We consider the wave equation $$y_{tt}=y_{xx}+a(t,x)y, \text{ x$\in$(0,1)}, t\in (0,\infty).$$ with Dirichlet boundary conditions. I want to transform this equation to a hyperbolic system of the form $$z_t=Az_x+Bz.$$ So, I introduced the following substitutions: $z^1=y_t$, $z^2=y_x$, I obtained $$z^1_t=z^2_{x}+az^1+a_ty$$ $$z^2_t=z^1_{x}$$
The question here:
How I get rid of the $y$ in the $z^1$ formula? Is there more adequate substitution then this ? thank you.
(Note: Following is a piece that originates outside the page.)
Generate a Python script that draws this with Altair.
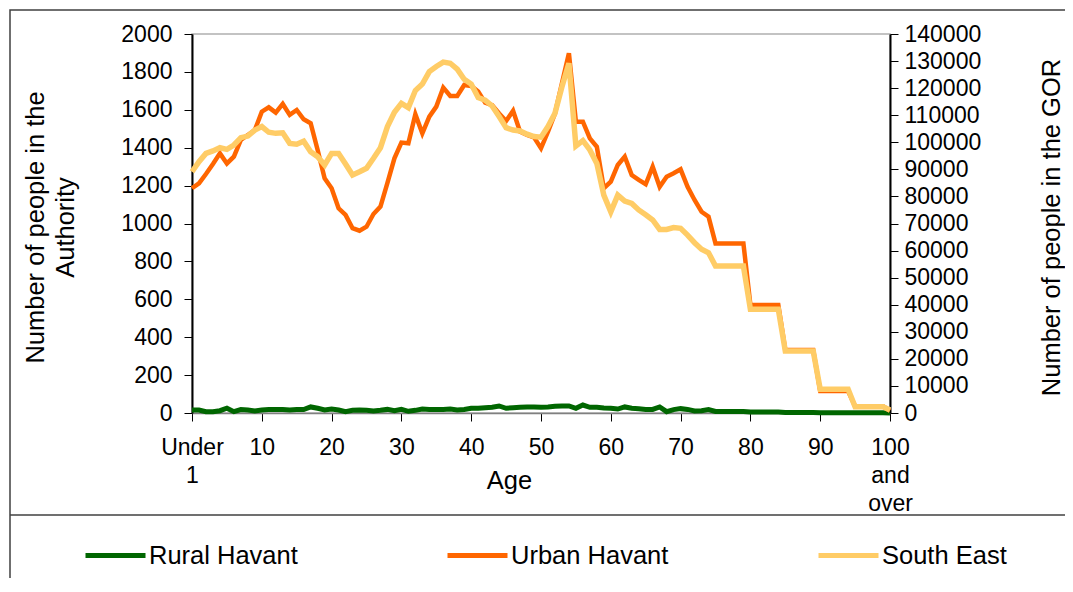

You need to include $y$ in your $z$ vector. Set $z^1 =y, z^2 = y_t, z^3 = y_x$. Then $$ \partial_t \begin{pmatrix} y \\ y_t \\ y_x \end{pmatrix} = \begin{pmatrix} y_t \\ y_{xx} + a y \\ y_{xt} \end{pmatrix} = \begin{pmatrix} 0 & 0& 0\\ 0 & 0& 1\\ 0 & 1& 0\\ \end{pmatrix} \partial_x \begin{pmatrix} y \\ y_t \\ y_x \end{pmatrix} + \begin{pmatrix} 0 & 1& 0\\ a & 0& 0\\ 0 & 0& 0\\ \end{pmatrix} \begin{pmatrix} y \\ y_t \\ y_x \end{pmatrix}. $$ This is the form you want.